These drawings were demos for a class exercise. The subject was a hunter and a chance encounter with an Alaskan brown bear on a hard scrabble beach. Four different compositions are shown along with the supporting sketches.
A full page of bear gestures. I studied some photos and then put them away and tried to remember its most important characteristics. This keeps your sketches fresher.
The next step was developing four compositions with little detail. Most are views from near the hunter, but one takes us out near the bear for a fresh viewpoint.
A series of studies to get the hunter a bit more developed.
I cleaned up the composition sketches with all the elements in place and a little nicer drawing.
This is the final developed composition of the encounter. There is very real eye contact between the adversaries here!
The continuing theme for this blog will be along an instructional path. The process ( just my approach and thoughts…no more! ) of concepting environments, architecture, hardware, characters and the telling of a story. The majority, inventions without reference.
This group of sketches are on the topic of Jules Vernes ‘Twenty Thousand Leagues Under the Sea’. These are all inventions from memory with the extra advantage that I built a model of the sub and things tend to stick in your mind.
A diver…not terribly accurate… but the huge helmet / backpack and skinny figure are the kinds of things to make note of; along with stirred up silt.
Here are more divers, a crusted chest and of course the Nautilus. The composition has gotten more difficult and since done at one sitting without tracing paper and such… in need of some adjustments.
Here the Nautilus is at anchor in the caldera of Volcania with some conceptual structures in the distance
I was focusing on the figure of Captain Nemo here and decided to add the man at the wheel. The figures are descent, but the actual bridge arrangement is all wrong. Hey…its just a sketch!
The continuing theme for this blog will be along an instructional path. The majority will be inventions without reference.
This group of sketches are on the topic of castles and classic tales. None of the concepts are revolutionary in any way, but our continuing challenge is to experiment with overall silhouettes of elements within our compositions to achieve the appropriate response from the viewer.
This all started as I was thinking about the Count of Monte Cristo and The island prison Chateau D’IF. This first sketch though not bad, just did not have the character I was imagining. There are as well, no mountains nearby, and it just seemed too massive.
This version is a bit closer to what I originally was envisioning. It has a very interesting silhouette and the shapes are more varied. It is still in the running for a final solution to the prison design problem.

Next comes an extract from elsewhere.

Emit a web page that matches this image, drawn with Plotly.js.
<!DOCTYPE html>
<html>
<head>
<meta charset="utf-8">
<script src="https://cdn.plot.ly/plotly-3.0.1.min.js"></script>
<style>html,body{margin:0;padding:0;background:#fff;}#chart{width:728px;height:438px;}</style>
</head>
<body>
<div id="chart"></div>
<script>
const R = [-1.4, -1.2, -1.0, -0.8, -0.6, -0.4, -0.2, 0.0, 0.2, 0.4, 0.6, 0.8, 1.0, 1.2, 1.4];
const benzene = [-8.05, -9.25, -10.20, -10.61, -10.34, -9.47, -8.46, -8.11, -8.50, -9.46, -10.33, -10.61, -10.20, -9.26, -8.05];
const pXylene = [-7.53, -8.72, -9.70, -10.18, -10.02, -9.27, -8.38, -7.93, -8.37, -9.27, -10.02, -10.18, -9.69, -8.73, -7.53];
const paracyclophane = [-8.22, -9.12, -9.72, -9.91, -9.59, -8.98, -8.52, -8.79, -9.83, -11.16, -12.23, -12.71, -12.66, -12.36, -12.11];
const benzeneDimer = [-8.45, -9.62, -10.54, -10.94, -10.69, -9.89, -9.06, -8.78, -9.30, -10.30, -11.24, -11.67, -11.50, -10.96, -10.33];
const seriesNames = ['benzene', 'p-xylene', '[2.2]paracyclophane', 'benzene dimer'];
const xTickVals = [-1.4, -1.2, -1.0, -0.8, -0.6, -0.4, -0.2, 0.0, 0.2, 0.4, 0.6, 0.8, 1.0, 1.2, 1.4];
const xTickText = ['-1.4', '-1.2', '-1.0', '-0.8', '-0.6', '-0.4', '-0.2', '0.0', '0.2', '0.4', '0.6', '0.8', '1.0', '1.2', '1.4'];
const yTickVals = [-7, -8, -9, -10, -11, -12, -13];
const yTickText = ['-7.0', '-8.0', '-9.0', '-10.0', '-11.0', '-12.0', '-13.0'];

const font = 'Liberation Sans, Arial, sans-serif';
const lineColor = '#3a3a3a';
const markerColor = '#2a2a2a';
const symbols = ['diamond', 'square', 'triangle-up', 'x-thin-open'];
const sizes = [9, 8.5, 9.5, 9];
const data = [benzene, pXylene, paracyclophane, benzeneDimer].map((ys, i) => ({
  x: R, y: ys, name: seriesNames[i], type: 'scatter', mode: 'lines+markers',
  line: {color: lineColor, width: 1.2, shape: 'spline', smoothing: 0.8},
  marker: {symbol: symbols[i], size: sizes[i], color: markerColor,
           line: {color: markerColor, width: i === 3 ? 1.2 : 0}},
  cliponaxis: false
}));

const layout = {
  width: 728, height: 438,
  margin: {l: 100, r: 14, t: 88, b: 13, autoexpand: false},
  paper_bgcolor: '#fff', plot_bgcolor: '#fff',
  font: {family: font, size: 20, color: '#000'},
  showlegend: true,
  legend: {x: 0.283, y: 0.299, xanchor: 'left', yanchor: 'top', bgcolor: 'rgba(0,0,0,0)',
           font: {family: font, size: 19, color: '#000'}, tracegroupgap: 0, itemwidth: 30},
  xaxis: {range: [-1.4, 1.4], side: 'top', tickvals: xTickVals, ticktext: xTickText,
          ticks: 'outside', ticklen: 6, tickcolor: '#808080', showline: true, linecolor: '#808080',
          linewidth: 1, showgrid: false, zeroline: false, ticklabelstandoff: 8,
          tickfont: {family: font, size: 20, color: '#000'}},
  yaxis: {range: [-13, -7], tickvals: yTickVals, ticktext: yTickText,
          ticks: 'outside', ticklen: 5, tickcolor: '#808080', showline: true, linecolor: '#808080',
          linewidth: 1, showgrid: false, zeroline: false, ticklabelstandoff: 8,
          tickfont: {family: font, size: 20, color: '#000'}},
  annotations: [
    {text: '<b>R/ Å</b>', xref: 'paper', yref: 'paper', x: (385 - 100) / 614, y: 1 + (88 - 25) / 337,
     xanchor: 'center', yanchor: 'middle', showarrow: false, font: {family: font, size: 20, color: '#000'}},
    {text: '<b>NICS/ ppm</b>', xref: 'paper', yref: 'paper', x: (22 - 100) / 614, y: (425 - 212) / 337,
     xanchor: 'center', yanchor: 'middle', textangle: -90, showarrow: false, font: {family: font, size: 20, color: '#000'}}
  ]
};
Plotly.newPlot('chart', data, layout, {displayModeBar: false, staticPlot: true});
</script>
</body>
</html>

. This was the final solution for that element. Of particular importance…especially with vignettes, is the overall outside perimeter shape of the sketch. Let ‘air’ from the surrounding paper weave into the drawing so as to engage with the page. It is important that the overall shape is interesting and that secondary elements such as rocks and reflections along the shore are not over-emphasized and just ramble on. This could steal too much attention from the center of interest!

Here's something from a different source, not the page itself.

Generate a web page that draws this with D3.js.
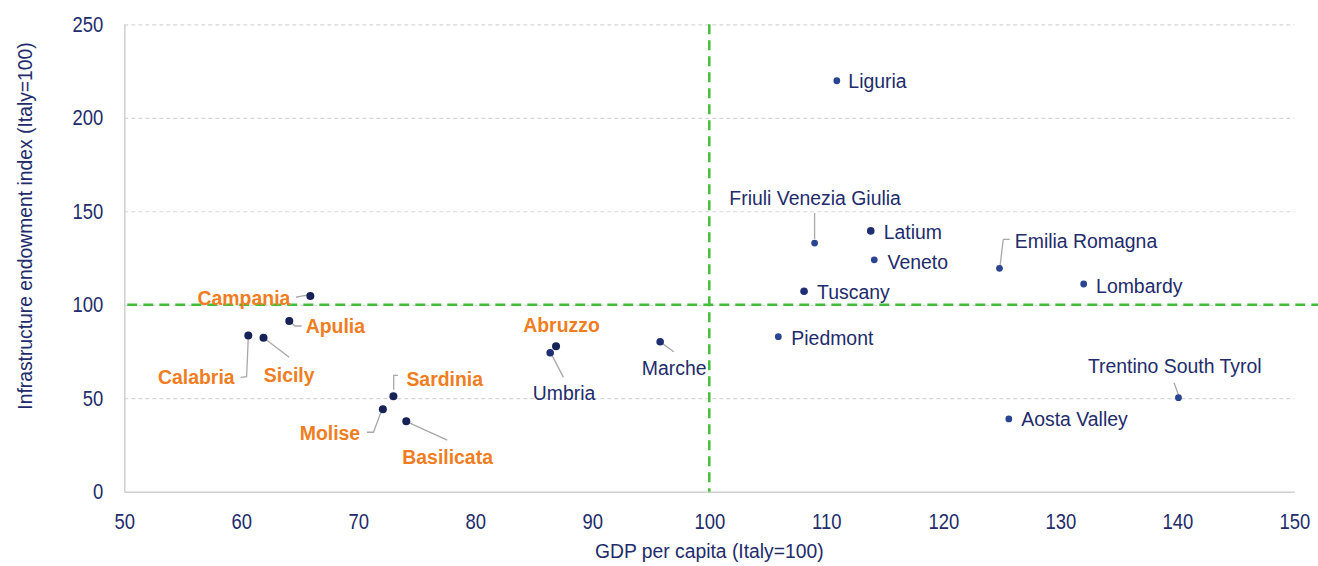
<!DOCTYPE html>
<html>
<head>
<meta charset="utf-8">
<script src="https://cdn.jsdelivr.net/npm/d3@7"></script>
<style>
  html, body { margin: 0; padding: 0; background: #ffffff; }
  svg { display: block; font-family: "Liberation Sans", Arial, Helvetica, sans-serif; }
</style>
</head>
<body>
<svg id="chart" width="1318" height="566"></svg>
<script>
// Italian regions: GDP per capita vs infrastructure endowment (both Italy = 100)
const regions = [
  "Liguria", "Friuli Venezia Giulia", "Latium", "Veneto", "Emilia Romagna",
  "Lombardy", "Tuscany", "Piedmont", "Trentino South Tyrol", "Aosta Valley",
  "Marche", "Umbria", "Abruzzo", "Campania", "Apulia", "Calabria", "Sicily",
  "Sardinia", "Molise", "Basilicata"
];
const gdpPerCapita = [
  110.9, 109.0, 113.8, 114.1, 124.8,
  132.0, 108.1, 105.9, 140.1, 125.6,
  95.8, 86.4, 86.9, 65.9, 64.1, 60.6, 61.9,
  73.0, 72.1, 74.1
];
const infrastructureIndex = [
  219.8, 133.0, 139.5, 124.0, 119.5,
  111.1, 107.2, 82.9, 50.3, 38.9,
  80.2, 74.3, 77.8, 104.7, 91.3, 83.6, 82.4,
  51.1, 44.1, 37.7
];
const macroArea = [
  "North", "North", "Centre", "North", "North",
  "North", "Centre", "North", "North", "North",
  "Centre", "Centre", "South", "South", "South", "South", "South",
  "South", "South", "South"
];
const xTicks = [50, 60, 70, 80, 90, 100, 110, 120, 130, 140, 150];
const yTicks = [0, 50, 100, 150, 200, 250];
const italyAverage = 100;
const xTitle = "GDP per capita (Italy=100)";
const yTitle = "Infrastructure endowment index (Italy=100)";

// Label placement relative to each dot (pixels): baseline anchor point + leader path
const labelLayout = {
  "Liguria":               { dx: 11.5, dy: 7.6,  anchor: "start" },
  "Friuli Venezia Giulia": { dx: 0.5,  dy: -38.3, anchor: "middle", leader: [[0, -4], [0, -30]] },
  "Latium":                { dx: 13,   dy: 8,    anchor: "start" },
  "Veneto":                { dx: 13.3, dy: 8.7,  anchor: "start" },
  "Emilia Romagna":        { dx: 15.3, dy: -20,  anchor: "start", leader: [[0.6, -2], [3.6, -27.6], [4, -29], [10.3, -29]] },
  "Lombardy":              { dx: 12.4, dy: 8.7,  anchor: "start" },
  "Tuscany":               { dx: 13,   dy: 8,    anchor: "start" },
  "Piedmont":              { dx: 13,   dy: 8.3,  anchor: "start" },
  "Trentino South Tyrol":  { dx: -3.7, dy: -24.4, anchor: "middle", leader: [[0, -2.7], [-4.4, -15]] },
  "Aosta Valley":          { dx: 12.4, dy: 6.7,  anchor: "start" },
  "Marche":                { dx: 14,   dy: 33.3, anchor: "middle", leader: [[1.9, 1.6], [13.6, 10]] },
  "Umbria":                { dx: 13.8, dy: 47.3, anchor: "middle", leader: [[1.7, 2.3], [13.3, 24.6]] },
  "Abruzzo":               { dx: 5.5,  dy: -14.6, anchor: "middle" },
  "Campania":              { dx: -20,  dy: 9,    anchor: "end", leader: [[-3.3, -0.7], [-9, 0.2], [-14.3, 1.3]] },
  "Apulia":                { dx: 16.4, dy: 12.3, anchor: "start", leader: [[1.7, 1.3], [5.7, 5], [12.4, 5]] },
  "Calabria":              { dx: -13.7, dy: 49,  anchor: "end", leader: [[0, 1.3], [-1.7, 41.3], [-7.7, 42]] },
  "Sicily":                { dx: 0.3,  dy: 44,   anchor: "start", leader: [[3, 2.3], [25.6, 19.6]] },
  "Sardinia":              { dx: 13,   dy: -10,  anchor: "start", leader: [[0.3, -6.3], [0.3, -20.7], [4.6, -20.7]] },
  "Molise":                { dx: -22.7, dy: 30.7, anchor: "end", leader: [[-2, 3.3], [-9.4, 23], [-16, 23]] },
  "Basilicata":            { dx: -4,   dy: 42.3, anchor: "start", leader: [[3, 1.7], [41, 19]] }
};

const navy = "#222b6b";
const orange = "#f07d22";
const green = "#43bd3a";

const svg = d3.select("#chart");
const plot = { left: 124.3, right: 1294.3, top: 24.3, bottom: 491.7 };

const x = d3.scaleLinear().domain([50, 150]).range([plot.left, plot.right]);
const y = d3.scaleLinear().domain([0, 250]).range([plot.bottom, plot.top]);

const points = regions.map((name, i) => ({
  name,
  gdp: gdpPerCapita[i],
  infra: infrastructureIndex[i],
  area: macroArea[i]
}));

const dotColor = d3.scaleOrdinal().domain(["North", "Centre", "South"]).range(["#2a4690", "#1f2f72", "#172257"]);
const dotRadius = d3.scaleOrdinal().domain(["North", "Centre", "South"]).range([3.4, 3.8, 4.0]);

// Horizontal gridlines
const grid = svg.append("g")
  .attr("transform", `translate(${plot.left},0)`)
  .call(d3.axisLeft(y).tickValues(yTicks.filter(v => v > 0)).tickSize(-(plot.right - plot.left)).tickFormat(""));
grid.select(".domain").remove();
grid.selectAll(".tick line")
  .attr("stroke", "#d6d6d6")
  .attr("stroke-width", 1.2)
  .attr("stroke-dasharray", "4,3");

// Y axis
const yAxis = svg.append("g")
  .attr("transform", `translate(${plot.left},0)`)
  .call(d3.axisLeft(y).tickValues(yTicks).tickSize(0).tickPadding(21));
yAxis.select(".domain").attr("stroke", "#cfcfcf").attr("stroke-width", 1.5);
yAxis.selectAll(".tick text")
  .attr("fill", navy)
  .attr("font-size", 22.5)
  .attr("font-family", "Liberation Sans, Arial, sans-serif")
  .attr("dy", null)
  .attr("y", 7)
  .attr("x", -21 / 0.82)
  .attr("transform", "scale(0.82,1)");

// X axis
const xAxis = svg.append("g")
  .attr("transform", `translate(0,${plot.bottom})`)
  .call(d3.axisBottom(x).tickValues(xTicks).tickSize(0));
xAxis.select(".domain").attr("stroke", "#cfcfcf").attr("stroke-width", 1.5);
xAxis.selectAll(".tick text")
  .attr("fill", navy)
  .attr("font-size", 22.5)
  .attr("font-family", "Liberation Sans, Arial, sans-serif")
  .attr("dy", null)
  .attr("y", 37.6)
  .attr("transform", "scale(0.82,1)");

// Italy average reference lines
svg.append("line")
  .attr("x1", x(50) + 3).attr("x2", 1318)
  .attr("y1", y(italyAverage)).attr("y2", y(italyAverage))
  .attr("stroke", green).attr("stroke-width", 2.5)
  .attr("stroke-dasharray", "10,6");
svg.append("line")
  .attr("x1", x(italyAverage)).attr("x2", x(italyAverage))
  .attr("y1", y(250)).attr("y2", y(0))
  .attr("stroke", green).attr("stroke-width", 2.5)
  .attr("stroke-dasharray", "10,6");

// Leader lines
const line = d3.line();
svg.append("g").selectAll("path")
  .data(points.filter(d => labelLayout[d.name].leader))
  .join("path")
  .attr("d", d => line(labelLayout[d.name].leader.map(([dx, dy]) => [x(d.gdp) + dx, y(d.infra) + dy])))
  .attr("fill", "none")
  .attr("stroke", "#a8a8a8")
  .attr("stroke-width", 1.3);

// Dots
svg.append("g").selectAll("circle")
  .data(points)
  .join("circle")
  .attr("cx", d => x(d.gdp))
  .attr("cy", d => y(d.infra))
  .attr("r", d => dotRadius(d.area))
  .attr("fill", d => dotColor(d.area));

// Region labels
svg.append("g").selectAll("text")
  .data(points)
  .join("text")
  .attr("transform", d => {
    const l = labelLayout[d.name];
    return `translate(${x(d.gdp) + l.dx},${y(d.infra) + l.dy}) scale(0.925,1)`;
  })
  .attr("text-anchor", d => labelLayout[d.name].anchor)
  .attr("font-size", 21)
  .attr("font-weight", d => d.area === "South" ? "bold" : "normal")
  .attr("fill", d => d.area === "South" ? orange : navy)
  .text(d => d.name);

// Axis titles
svg.append("text")
  .attr("transform", `translate(${(plot.left + plot.right) / 2},558) scale(0.92,1)`)
  .attr("text-anchor", "middle")
  .attr("font-size", 21)
  .attr("fill", navy)
  .text(xTitle);

svg.append("text")
  .attr("transform", `translate(32,226) rotate(-90) scale(0.92,1)`)
  .attr("text-anchor", "middle")
  .attr("font-size", 21)
  .attr("fill", navy)
  .text(yTitle);
</script>
</body>
</html>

Since I was on the subject I took a quick shot at the ‘Count’ himself. There are, since it is just an invention, some problems that working from a costumed model would solve, but it describes the character reasonably.
Shakespeare has always been a rich field to find exciting and challenging scenes with fascinating characters. Here I jumped in with both feet on a difficult problem with strong gesture and three characters. Hamlet with the skull of Yorick…just unearthed, along with his friend Horatio and of course the gravedigger. The challenge is to have hamlet with skull, to not be overshadowed by the other figures or the distant castle. Even if you fail, such problems make you stronger at story telling. ‘Alas poor Yorick…I new him Horatio’! Yorick was the court jester when Hamlet was young. He is shown looking up at the skull since this is how he saw Yorick as a child.
While on the topic of castles and classic tales, an invention of a Scottish fortification with a scattered column of returning clansman warriors.
A somewhat romanticized version of the classic castle, typical of subjects I just sit down and start exploring with no certain direction in mind. The use of ‘candy’ colors removes much of the morbid overtone associated with the subject.